Gardening

Common Injuries With Gardening & How Osteopathy May Help.

Gardening injuries are much more common than people believe. Like any form of exercise (and yes, gardening does class as exercise) it has its injury risks. This blog will be talking you through the most common of these, how to prevent them, and other things you can do to help yourself.

Due to the activity requirements and the postures being held for a long time whilst gardening, this places low back pain as the primary area of injury.

The lower back

There are lots of structures within the lower back that patient’s present to Osteopaths with; these include facet joint compression, facet capsular strains, ‘pulled’ muscles, and sprains of the ligaments in the lower back and pelvis. However probably the most common seen through gardening is an injury to the intervertebral disc.

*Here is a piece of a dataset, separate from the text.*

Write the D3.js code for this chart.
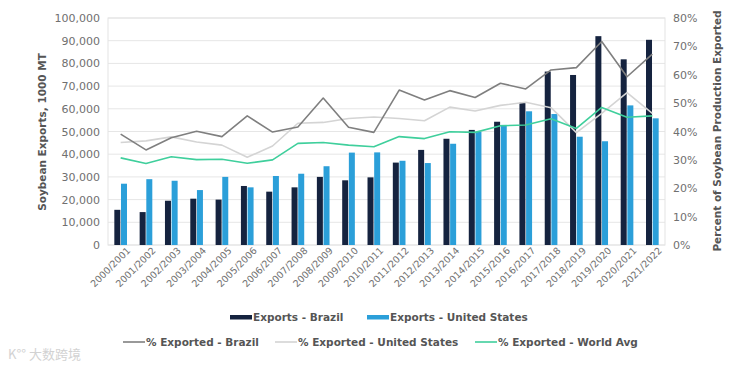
<!DOCTYPE html>
<html><head><meta charset="utf-8">
<script src="https://cdn.jsdelivr.net/npm/d3@7"></script>
<style>
html,body{margin:0;padding:0;background:#fff;}
svg{display:block;font-family:"DejaVu Sans",sans-serif;}
</style></head><body>
<svg id="c" width="737" height="372"></svg>
<script>
const categories = ["2000/2001","2001/2002","2002/2003","2003/2004","2004/2005","2005/2006","2006/2007","2007/2008","2008/2009","2009/2010","2010/2011","2011/2012","2012/2013","2013/2014","2014/2015","2015/2016","2016/2017","2017/2018","2018/2019","2019/2020","2020/2021","2021/2022"];
const exportsBrazil = [15500,14500,19500,20400,20000,26000,23500,25400,30000,28500,29800,36300,41900,46800,50700,54300,62700,76400,74900,92000,81800,90400];
const exportsUS = [27000,29000,28300,24200,30000,25400,30400,31400,34700,40700,40800,37100,36100,44600,49900,52900,58900,57700,47700,45700,61500,55800];
const pctBrazil = [39.1,33.5,37.8,40.1,38.2,45.5,39.8,41.6,51.8,41.5,39.7,54.6,51.1,54.4,52.0,57.0,55.0,61.7,62.5,71.7,59.3,67.3];
const pctUS = [36.1,36.7,38.1,36.3,35.2,30.9,34.9,42.9,43.2,44.6,45.1,44.6,43.8,48.6,47.2,49.2,50.3,48.4,39.6,46.4,53.7,46.4];
const pctWorld = [30.7,28.7,31.1,30.1,30.2,28.8,30.0,35.8,36.1,35.2,34.6,38.2,37.5,39.9,39.7,42.0,42.3,44.5,41.1,48.5,45.0,45.5];
const leftTicks = [0,10000,20000,30000,40000,50000,60000,70000,80000,90000,100000];
const rightTicks = [0,0.1,0.2,0.3,0.4,0.5,0.6,0.7,0.8];

const svg = d3.select("#c");
const L = 108, R = 665, T = 18, B = 245;
const txt = "#707070";

const x0 = d3.scaleBand().domain(categories).range([L, R]).paddingInner(0.5).paddingOuter(0.25);
const x1 = d3.scaleBand().domain(["br","us"]).range([0, x0.bandwidth()]).paddingInner(0.1);
const yL = d3.scaleLinear().domain([0,100000]).range([B, T]);
const yR = d3.scaleLinear().domain([0,0.8]).range([B, T]);

// grid
svg.append("g").selectAll("line").data(leftTicks).join("line")
  .attr("x1", L).attr("x2", R).attr("y1", d=>yL(d)).attr("y2", d=>yL(d))
  .attr("stroke", "#e6e6e6").attr("stroke-width", 1);
svg.append("rect").attr("x", L).attr("y", T).attr("width", R-L).attr("height", B-T)
  .attr("fill","none").attr("stroke","#e3e3e3");

// bars
const gb = svg.append("g");
gb.selectAll("rect.br").data(categories).join("rect").attr("class","br")
  .attr("x", d=>x0(d)+x1("br")).attr("width", x1.bandwidth())
  .attr("y", (d,i)=>yL(exportsBrazil[i])).attr("height", (d,i)=>B-yL(exportsBrazil[i]))
  .attr("fill", "#15233f");
gb.selectAll("rect.us").data(categories).join("rect").attr("class","us")
  .attr("x", d=>x0(d)+x1("us")).attr("width", x1.bandwidth())
  .attr("y", (d,i)=>yL(exportsUS[i])).attr("height", (d,i)=>B-yL(exportsUS[i]))
  .attr("fill", "#2b9fd9");

// lines
const cx = d=>x0(d)+x0.bandwidth()/2;
function drawLine(vals, color, w){
  const line = d3.line().x((v,i)=>cx(categories[i])).y(v=>yR(v/100));
  svg.append("path").datum(vals).attr("d", line).attr("fill","none")
    .attr("stroke", color).attr("stroke-width", w).attr("stroke-linejoin","round");
}
drawLine(pctUS, "#d4d4d4", 1.6);
drawLine(pctWorld, "#3fcf9c", 1.6);
drawLine(pctBrazil, "#7f7f7f", 1.6);

// left axis
const axL = svg.append("g").attr("transform", `translate(${L},0)`)
  .call(d3.axisLeft(yL).tickValues(leftTicks).tickFormat(d3.format(",")).tickSize(0).tickPadding(8));
axL.select(".domain").remove();
axL.selectAll("text").attr("fill", txt).style("font-size","11px").style("font-family","'DejaVu Sans',sans-serif");

// right axis
const axR = svg.append("g").attr("transform", `translate(${R},0)`)
  .call(d3.axisRight(yR).tickValues(rightTicks).tickFormat(d3.format(".0%")).tickSize(0).tickPadding(8));
axR.select(".domain").remove();
axR.selectAll("text").attr("fill", txt).style("font-size","11px").style("font-family","'DejaVu Sans',sans-serif");

// x axis
const axX = svg.append("g").attr("transform", `translate(0,${B})`)
  .call(d3.axisBottom(x0).tickSize(0).tickPadding(6));
axX.select(".domain").remove();
axX.selectAll("text").attr("fill", txt).style("font-size","9.5px").style("font-family","'DejaVu Sans',sans-serif")
  .attr("text-anchor","end").attr("dx","0.3em").attr("dy","0.6em")
  .attr("transform","rotate(-45)");

// axis titles
svg.append("text").attr("transform", `translate(46,132) rotate(-90)`)
  .attr("text-anchor","middle").attr("fill","#555").style("font-size","10.5px").style("font-weight","bold")
  .text("Soybean Exports, 1000 MT");
svg.append("text").attr("transform", `translate(721,131) rotate(-90)`)
  .attr("text-anchor","middle").attr("fill","#555").style("font-size","10.5px").style("font-weight","bold")
  .text("Percent of Soybean Production Exported");

// legend
const lg = svg.append("g").style("font-size","10.5px").style("font-weight","bold");
const leg1 = [{x:230, c:"#15233f", t:"Exports - Brazil"},{x:367, c:"#2b9fd9", t:"Exports - United States"}];
leg1.forEach(d=>{
  lg.append("rect").attr("x", d.x).attr("y", 315).attr("width", 22).attr("height", 4.5).attr("fill", d.c);
  lg.append("text").attr("x", d.x+23).attr("y", 317).attr("dy","0.35em").attr("fill","#555").text(d.t);
});
const leg2 = [{x:123, c:"#7f7f7f", t:"% Exported - Brazil"},{x:275, c:"#d4d4d4", t:"% Exported - United States"},{x:475, c:"#3fcf9c", t:"% Exported - World Avg"}];
leg2.forEach(d=>{
  lg.append("line").attr("x1", d.x).attr("x2", d.x+22).attr("y1", 342).attr("y2", 342).attr("stroke", d.c).attr("stroke-width", 1.6);
  lg.append("text").attr("x", d.x+23).attr("y", 342).attr("dy","0.35em").attr("fill","#555").text(d.t);
});

// watermark
svg.append("text").attr("x", 8).attr("y", 359).attr("fill","#d2d2d2")
  .style("font-size","13px").style("font-family","'Noto Sans CJK SC',sans-serif")
  .text("K°° 大数跨境");
</script>
</body></html>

What is it: A weakening of the outside layer of the fibrocartilaginous structure between your spine, which results in the jelly like substance within the disc protruding outwards. This weakness may lead to inflammation, a bulge (the disc remains intact) or a protrusion (the material leaks from the disc). As people age the jelly like substance may also lose moisture making it thinner.

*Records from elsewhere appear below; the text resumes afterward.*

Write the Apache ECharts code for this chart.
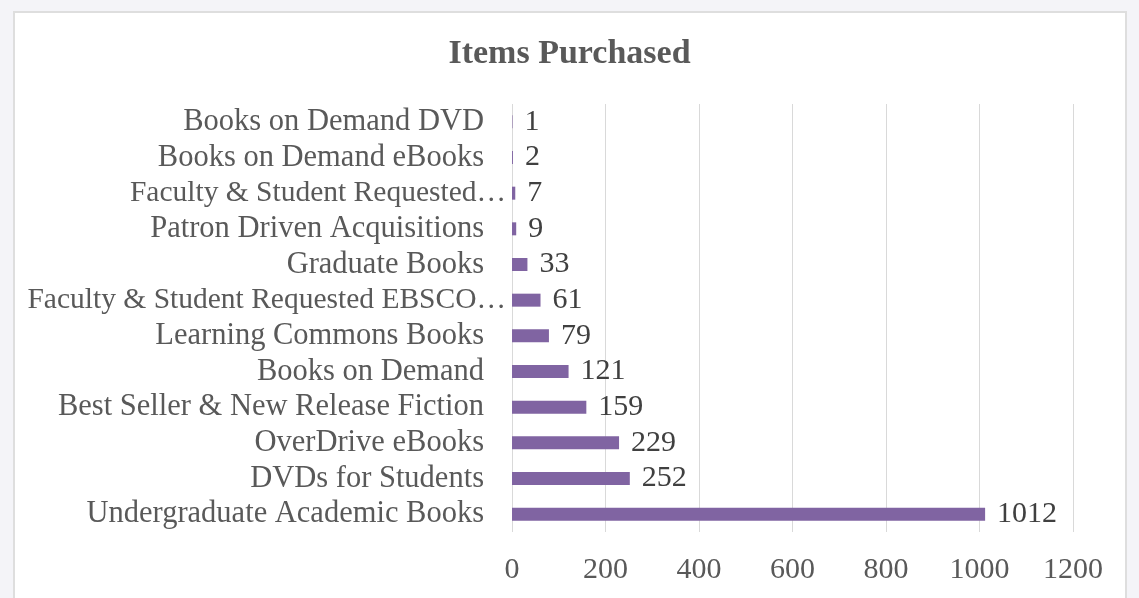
<!DOCTYPE html>
<html>
<head>
<meta charset="utf-8">
<script src="https://cdn.jsdelivr.net/npm/echarts@6/dist/echarts.min.js"></script>
<style>
html,body{margin:0;padding:0;background:#f4f4f8;}
#chart{width:1139px;height:598px;}
</style>
</head>
<body>
<div id="chart"></div>
<script>
// Categories listed top to bottom as shown in the chart
const categories = [
  "Books on Demand DVD",
  "Books on Demand eBooks",
  "Faculty & Student Requested…",
  "Patron Driven Acquisitions",
  "Graduate Books",
  "Faculty & Student Requested EBSCO…",
  "Learning Commons Books",
  "Books on Demand",
  "Best Seller & New Release Fiction",
  "OverDrive eBooks",
  "DVDs for Students",
  "Undergraduate Academic Books"
];
const itemsPurchased = [1, 2, 7, 9, 33, 61, 79, 121, 159, 229, 252, 1012];
const xTicks = { min: 0, max: 1200, interval: 200 };
const titleText = "Items Purchased";

const FONT = "'Liberation Serif', 'DejaVu Serif', serif";
const chart = echarts.init(document.getElementById('chart'), null, { renderer: 'canvas' });
chart.setOption({
  backgroundColor: '#f4f4f8',
  animation: false,
  graphic: [{
    type: 'rect',
    shape: { x: 14, y: 12, width: 1112, height: 600 },
    style: { fill: '#ffffff', stroke: '#dedede', lineWidth: 2 },
    z: -10
  }],
  title: {
    text: titleText,
    left: 'center',
    top: 32,
    textStyle: { fontFamily: FONT, fontWeight: 'bold', fontSize: 34, color: '#595959' }
  },
  grid: { left: 512, right: 66, top: 104, height: 428, containLabel: false },
  xAxis: {
    type: 'value',
    min: xTicks.min, max: xTicks.max, interval: xTicks.interval,
    axisLine: { show: false },
    axisTick: { show: false },
    splitLine: { show: true, lineStyle: { color: '#d9d9d9', width: 1 } },
    axisLabel: {
      fontFamily: FONT, fontSize: 30, color: '#595959', margin: 23,
      formatter: function (v) { return String(v); }
    }
  },
  yAxis: {
    type: 'category',
    inverse: true,
    data: categories,
    axisLine: { show: false },
    axisTick: { show: false },
    axisLabel: {
      margin: 6,
      formatter: function (v) {
        return v.endsWith('…') ? '{t|' + v + '}' : '{n|' + v + '}';
      },
      rich: {
        n: { fontFamily: FONT, fontSize: 30.5, color: '#595959', padding: [0, 22, 0, 0] },
        t: { fontFamily: FONT, fontSize: 29.5, color: '#595959' }
      }
    }
  },
  series: [{
    type: 'bar',
    data: itemsPurchased,
    barWidth: 13,
    itemStyle: { color: '#8064a2' },
    label: {
      show: true,
      position: 'right',
      distance: 12,
      fontFamily: FONT,
      fontSize: 30,
      color: '#404040'
    }
  }]
});
</script>
</body>
</html>
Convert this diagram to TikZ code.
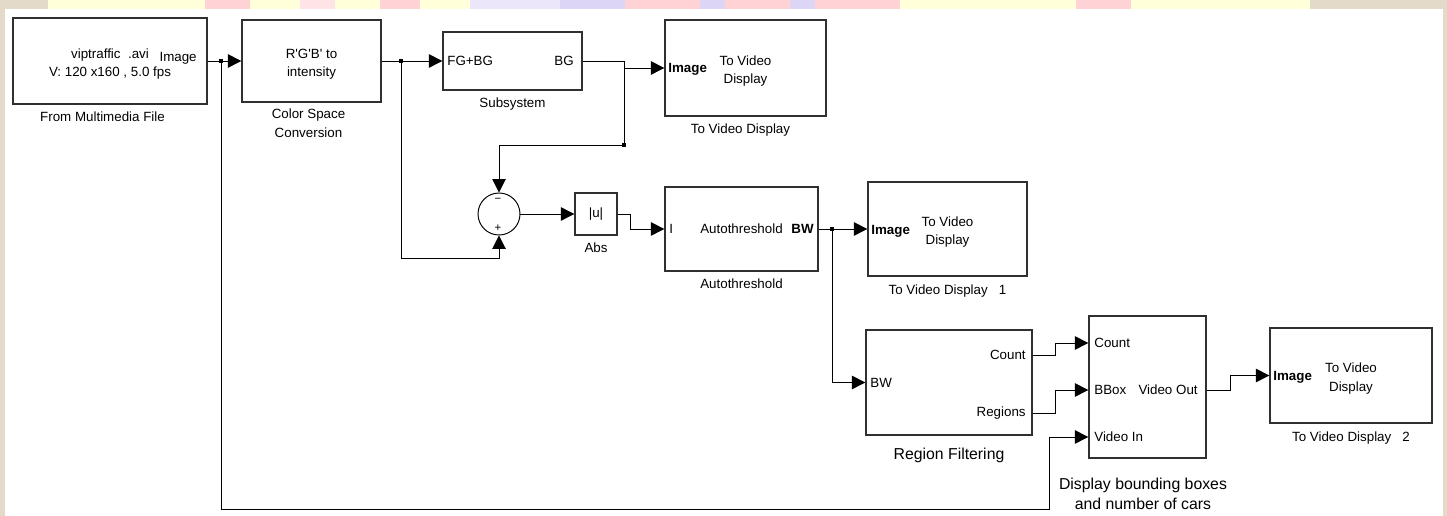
\documentclass[tikz,border=0pt]{standalone}
\usepackage{fontspec}
\setmainfont{Liberation Sans}
\usepackage{tikz}
\usetikzlibrary{arrows.meta,calc}
\definecolor{deskbeige}{HTML}{E4DACA}
\definecolor{stripyellow}{HTML}{FFFFD9}
\definecolor{strippink}{HTML}{FFD3D6}
\definecolor{striplilac}{HTML}{DDD5F6}
\definecolor{boxgray}{HTML}{303030}
\newcommand{\blocktop}{\rule{0pt}{0.32cm}}

\begin{document}
\begin{tikzpicture}[
		x=0.02cm,y=-0.02cm,
		line cap=butt,
		line join=miter,
		block/.style={draw=boxgray, line width=0.75pt, fill=white, inner sep=0pt, align=center, font=\fontsize{7.6}{10.6}\selectfont},
		port/.style={inner sep=0pt, font=\fontsize{7.6}{9}\selectfont},
		boldport/.style={inner sep=0pt, font=\fontsize{7.6}{9}\selectfont\bfseries},
		signlabel/.style={inner sep=0pt, font=\fontsize{6.5}{7}\selectfont},
		caption/.style={inner sep=0pt, align=center, font=\fontsize{7.6}{10.6}\selectfont},
		bigcaption/.style={inner sep=0pt, align=center, font=\fontsize{9}{11.6}\selectfont},
		wire/.style={line width=0.55pt, draw=black},
		flow/.style={-{Triangle[length=0.27cm,width=0.27cm]}, line width=0.55pt, draw=black},
		junction/.style={fill=black, inner sep=0pt, minimum size=0.07cm}
	]
	\useasboundingbox (0,0) rectangle (1447,516);
	
	% Backdrop
	\fill[deskbeige] (0,0) rectangle (1447,516);
	\fill[stripyellow] (48,0) rectangle (1310,9);
	\fill[strippink]   (205,0) rectangle (250,9);
	\fill[strippink!60] (300,0) rectangle (335,9);
	\fill[strippink]   (380,0) rectangle (420,9);
	\fill[striplilac!60] (470,0) rectangle (560,9);
	\fill[striplilac]  (560,0) rectangle (625,9);
	\fill[strippink]   (625,0) rectangle (700,9);
	\fill[striplilac]  (700,0) rectangle (725,9);
	\fill[strippink]   (725,0) rectangle (790,9);
	\fill[striplilac]  (790,0) rectangle (815,9);
	\fill[strippink]   (815,0) rectangle (900,9);
	\fill[strippink]   (1076,0) rectangle (1131,9);
	\fill[white] (5,9) rectangle (1443,516);
	
	% Top row
	\node[block, minimum width=3.88cm, minimum height=1.72cm] (fmf) at (110,61) {\blocktop viptraffic\ \ .avi\\V: 120 x160 , 5.0 fps};
	\node[port, anchor=east] (fmfimage) at (197,58) {Image};
	\node[caption, anchor=north] (fmfcap) at ([xshift=-0.15cm,yshift=-0.14cm]fmf.south) {From Multimedia File};
	
	\node[block, minimum width=2.78cm, minimum height=1.64cm] (csc) at (311.5,61) {\blocktop R\textquotesingle G\textquotesingle B\textquotesingle{} to\\intensity};
	\node[caption, anchor=north] (csccap) at ([xshift=-0.06cm,yshift=-0.12cm]csc.south) {Color Space\\Conversion};
	
	\node[block, minimum width=2.78cm, minimum height=1.16cm] (sub) at (512.5,61) {};
	\node[port, anchor=west] (subin) at (447,61) {FG+BG};
	\node[port, anchor=east] (subout) at (574,61) {BG};
	\node[caption, anchor=north] (subcap) at ([yshift=-0.14cm]sub.south) {Subsystem};
	
	\node[block, minimum width=3.22cm, minimum height=1.92cm] (tvd) at (745.5,68) {\blocktop To Video\\Display};
	\node[boldport, anchor=west] (tvdimage) at (668,69) {Image};
	\node[caption, anchor=north] (tvdcap) at ([xshift=-0.1cm,yshift=-0.14cm]tvd.south) {To Video Display};
	
	% Middle row
	\node[draw=black, line width=0.55pt, circle, fill=white, minimum size=0.84cm, inner sep=0pt] (sum) at (499,214) {};
	\node[signlabel] (summinus) at (498,200) {−};
	\node[signlabel] (sumplus) at (498,228) {+};
	
	\node[block, minimum width=0.84cm, minimum height=0.84cm] (abs) at (596,214) {|u|};
	\node[caption, anchor=north] (abscap) at ([yshift=-0.14cm]abs.south) {Abs};
	
	\node[block, minimum width=3.06cm, minimum height=1.68cm] (ath) at (741.5,229) {Autothreshold};
	\node[port, anchor=west] (athin) at (669,229) {I};
	\node[boldport, anchor=east] (athout) at (814,229) {BW};
	\node[caption, anchor=north] (athcap) at ([yshift=-0.14cm]ath.south) {Autothreshold};
	
	\node[block, minimum width=3.18cm, minimum height=1.88cm] (tvdone) at (947.5,229) {\blocktop To Video\\Display};
	\node[boldport, anchor=west] (tvdoneimage) at (871,231) {Image};
	\node[caption, anchor=north] (tvdonecap) at ([yshift=-0.16cm]tvdone.south) {To Video Display\ \ \ 1};
	
	% Bottom row
	\node[block, minimum width=3.32cm, minimum height=2.1cm] (rf) at (949,382.5) {};
	\node[port, anchor=west] (rfin) at (870,383) {BW};
	\node[port, anchor=east] (rfcount) at (1026,355) {Count};
	\node[port, anchor=east] (rfregions) at (1026,413) {Regions};
	\node[bigcaption, anchor=north] (rfcap) at ([yshift=-0.24cm]rf.south) {Region Filtering};
	
	\node[block, minimum width=2.34cm, minimum height=2.84cm] (dbb) at (1147.5,387) {};
	\node[port, anchor=west] (dbbcount) at (1094,343) {Count};
	\node[port, anchor=west] (dbbbbox) at (1094,390) {BBox};
	\node[port, anchor=west] (dbbvin) at (1094,437) {Video In};
	\node[port, anchor=east] (dbbvout) at (1198,390) {Video Out};
	\node[bigcaption, anchor=north] (dbbcap) at ([xshift=-0.09cm,yshift=-0.38cm]dbb.south) {Display bounding boxes\\and number of cars};
	
	\node[block, minimum width=3.24cm, minimum height=1.9cm] (tvdtwo) at (1351,375.5) {\blocktop To Video\\Display};
	\node[boldport, anchor=west] (tvdtwoimage) at (1273,377) {Image};
	\node[caption, anchor=north] (tvdtwocap) at ([yshift=-0.16cm]tvdtwo.south) {To Video Display\ \ \ 2};
	
	% Signal lines
	\node[junction] (j1) at (221,61) {};
	\node[junction] (j2) at (401,61) {};
	\node[junction] (j3) at (624,145) {};
	\node[junction] (j4) at (832,229) {};
	\coordinate (sumfeed) at (499,258);
	\coordinate (fbcorner) at (1049,509);
	
	\draw[flow] (fmf.east) -- (csc.west);
	\draw[flow] (csc.east) -- (sub.west);
	\draw[wire] (sub.east) -| (j3);
	\draw[flow] (j3 |- tvd.west) -- (tvd.west);
	\draw[flow] (j3) -| (sum.north);
	\draw[flow] (j2) |- (sumfeed) -- (sum.south);
	\draw[flow] (sum.east) -- (abs.west);
	\draw[flow] (abs.east) -- ++(13,0) |- (ath.west);
	\draw[flow] (ath.east) -- (tvdone.west);
	\draw[flow] (j4) |- (rf.west);
	\draw[flow] (rf.east |- rfcount) -- ++(23,0) |- (dbb.west |- dbbcount);
	\draw[flow] (rf.east |- rfregions) -- ++(23,0) |- (dbb.west |- dbbbbox);
	\draw[flow] (dbb.east |- dbbvout) -- ++(24,0) |- (tvdtwo.west);
	\draw[flow] (j1) |- (fbcorner) |- (dbb.west |- dbbvin);
	
\end{tikzpicture}
\end{document}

Where will I feel the pain: often pain is located centrally in the spine and may refer into the legs with sensations such as pins and needles, numbness, electric or weakness. You may also feel pain only in the legs and no pain within the spine.

How does it relate to gardening: Whilst bending forward

What will make my pain worse: pain is often exacerbated by bending forward, coughing, sneezing, twisting, sitting and may be sudden or come in episodes.

What might an Osteopath do: Place gentle traction to help relieve pressure from the disc, gentle massage to spasmodic muscles, acupuncture, taping, core stability strengthening, activity modification and exercise prescription.

The knee

Whilst gardening, people spend long periods of time lent on their knees. Due to the mechanics of gardening, multiple injuries are prevalent in the knees, these include repetitive quadricep muscle or tendon strains, and inflammation of different bursae (fluid filled sacs that protect soft tissue structures i.e. tendons, skin and muscle from bony structures). However the most common of these is Housemaid’s knee or Gardener’s knee – also known as prepatellar bursitis.

What is it?

The prepatellar bursa is a fluid filled sac in between the kneecap (patella) and your skin. Bursitis of this is an inflammatory reaction of this bursa leading to painful swelling of it.

What will you feel?

The pain is felt at the front of your knee and may feel quite broad. There is very frequently visible swelling around the kneecap that is tender to touch; and the pain becomes worse with activity, walking or kneeling.

How does it relate to gardening?

This injury is common among gardener’s due to it being related to repetitive, or long term kneeling, or falls onto the knee.

What may an Osteopath do?

If the injury is acute (new or very painful) then it will need differentiating from other conditions that may present similarly. The management differs depending on its intensity, frequency and causation factors. However; you may initially be advised rest, ice and gentle effleurage type techniques to help reduce the swelling. As symptoms improve other techniques may be used such as massage, stretching, taping or articulation to help decrease the pain and reduce its risk of re-occurring. The Osteopath may also recommend advise to help reduce this re-occurring such as strengthening exercises, knee pads etc.

What should you watch out for?

Prepatellar bursitis may occasionally be linked to infection, so if you start to experience any fever, tiredness or illness; make sure you visit a healthcare professional to rule out septic bursitis as this requires different management.

The wrist

The repetitive actions and postures related to gardening means that the wrist is at high risk of injury. According to an orthopaedic surgeon specialising in hand surgery, the three most likely diagnosis of a gardener’s wrist pain is either De Quervain’s Tendinitis, Carpal Tunnel Syndrome or osteoarthritis in the base of the thumb.

What is it?

De Quervain’s tendinitis or tenosynovitis is the inflammation of the abductor pollicis longus or the extensor pollicis brevis. The inflammation may be of the tendon, or the sheath that surrounds the tendon.

What will you feel?

Pain is often felt near the thumb of the affected side, however, you may also feel pain refer into the forearm. The sensation of your pain may vary from an aching, to a burning, sharp pain or pull. Your symptoms may be aggravated by actions such as gripping, lifting or twisting your wrist. You may also feel some clicking, catching or crunching with your wrist.

Alongside the pain you may find that you have some reduced grip strength and general movement.

How does it relate to gardening?

This problem is often initiated by repetitive gripping or twisting motions of the wrist. Therefore repetitive use of gardening tools such as secateurs or trowels may lead to this problem starting.

What may an Osteopath do?

Your Osteopath may assess other areas such as your elbow, shoulder, and neck to confirm your diagnosis. Depending on the stage of injury, you may be recommended ice/heat, gentle stretches and recommended adjustments to your gardening routine. Along-side this massage and manipulation can be effective in relieving the symptoms, combined with a strengthening program to help prevent further re-occurrence.